Since $X$ is Lindelöf, each ‘layer’ $\gamma_n$ of the development has a countable subcover $\beta_n$. Let $x\in X$ be arbitrary, and let $U$ be any open set containing $x$. There is some $n$ such that $\operatorname{St}(x,\gamma_n)\subseteq U$. Since $\beta_n$ is still a cover of $X$, there is some $B\in\beta_n\subseteq\gamma_n$ such that $x\in B\subseteq\operatorname{St}(x,\gamma_n)\subseteq U$. Thus, $\beta=\bigcup_{n\in\Bbb N}\beta_n$ is a base for $X$. Since each $\beta_n$ is countable, so is $\beta$, and $X$ is second countable.
Added: Note that regularity wasn’t actually needed.
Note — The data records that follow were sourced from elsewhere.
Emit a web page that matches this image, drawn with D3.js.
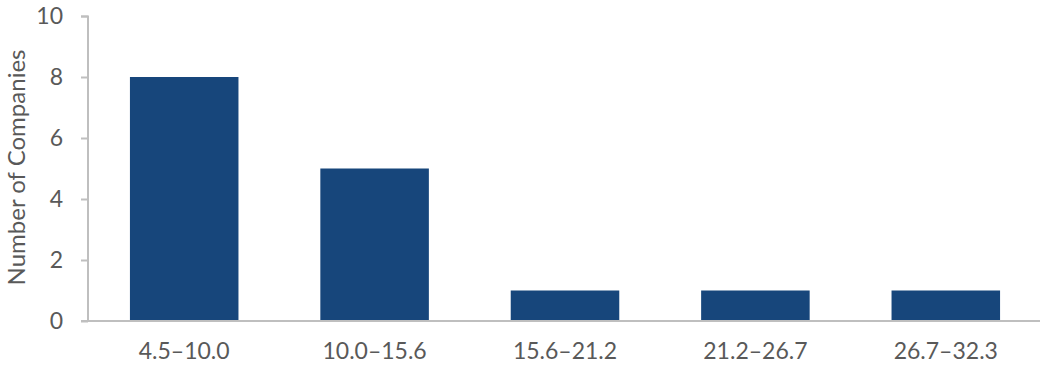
<!DOCTYPE html>
<html>
<head>
<meta charset="utf-8">
<script src="https://cdn.jsdelivr.net/npm/d3@7"></script>
<style>
  html, body { margin: 0; padding: 0; background: #fff; }
  svg { display: block; }
  svg text { font-family: Lato, "Open Sans", sans-serif; }
</style>
</head>
<body>
<svg id="chart" width="1043" height="366"></svg>
<script>
// Histogram of companies by value range
const categories = ["4.5–10.0", "10.0–15.6", "15.6–21.2", "21.2–26.7", "26.7–32.3"];
const counts = [8, 5, 1, 1, 1];
const yTicks = [0, 2, 4, 6, 8, 10];
const yTitle = "Number of Companies";

const svg = d3.select("#chart");
const margin = { top: 16, right: 3, bottom: 45, left: 88 };
const W = 1043, H = 366;
const innerW = W - margin.left - margin.right;
const innerH = H - margin.top - margin.bottom;

const g = svg.append("g").attr("transform", `translate(${margin.left},${margin.top})`);

const x = d3.scaleBand().domain(categories).range([1, innerW + 1]).paddingInner(0.43).paddingOuter(0.215);
const y = d3.scaleLinear().domain([0, 10]).range([innerH, 0]);

const axisColor = "#bfbfbf";
const textColor = "#595959";
const fontSize = "23px";

// bars
g.selectAll("rect.bar")
  .data(categories)
  .join("rect")
  .attr("class", "bar")
  .attr("x", d => x(d))
  .attr("width", x.bandwidth())
  .attr("y", (d, i) => y(counts[i]))
  .attr("height", (d, i) => y(0) - y(counts[i]))
  .attr("fill", "#17467b");

// y axis
const yAxis = g.append("g")
  .call(d3.axisLeft(y).tickValues(yTicks).tickSize(7).tickPadding(18).tickFormat(d3.format("d")));
yAxis.attr("font-family", null).attr("font-size", null);
yAxis.select(".domain").attr("stroke", axisColor).attr("stroke-width", 2).attr("d", `M-7,0.5H0V${innerH}`);
yAxis.selectAll(".tick line").attr("stroke", axisColor).attr("stroke-width", 2);
yAxis.selectAll(".tick text").attr("fill", textColor).style("font-size", fontSize);

// x axis
const xAxis = g.append("g")
  .attr("transform", `translate(0,${innerH})`)
  .call(d3.axisBottom(x).tickSize(0).tickPadding(22));
xAxis.attr("font-family", null).attr("font-size", null);
xAxis.select(".domain").attr("stroke", axisColor).attr("stroke-width", 2).attr("d", `M-7,0H${innerW}`);
xAxis.selectAll(".tick text").attr("fill", textColor).style("font-size", fontSize);

// y title
svg.append("text")
  .attr("transform", `translate(25,${margin.top + innerH / 2 - 1}) rotate(-90)`)
  .attr("text-anchor", "middle")
  .attr("fill", textColor)
  .style("font-size", "24px")
  .text(yTitle);
</script>
</body>
</html>
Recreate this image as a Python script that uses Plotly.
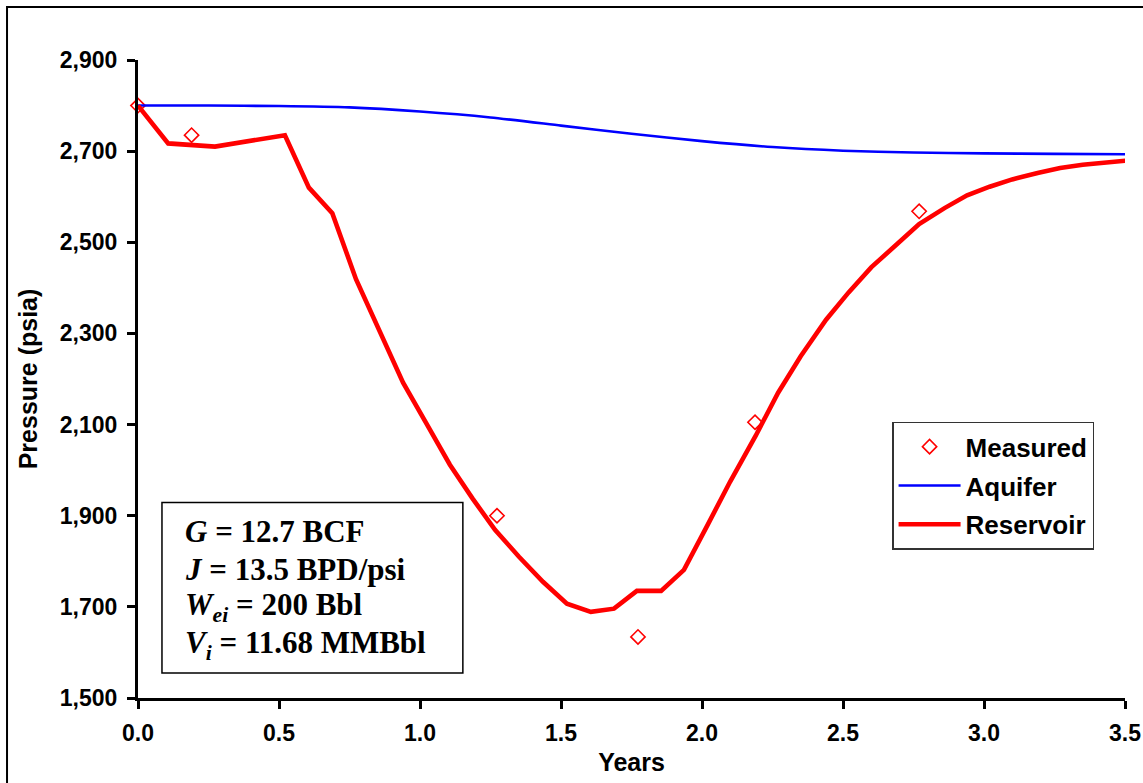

A developable $T_3$-space is known as a Moore space; Moore spaces have quite a lot in common with metrizable spaces, all of which are of course Moore spaces themselves. This result is an example of that: it’s well-known that a metrizable space is Lindelöf iff it is second countable, and that separability is equivalent to each of these. This last equivalence does not extend to Moore spaces: the tangent disk space is a separable, completely regular Moore space that is neither Lindelöf nor second countable. (It’s also not normal.)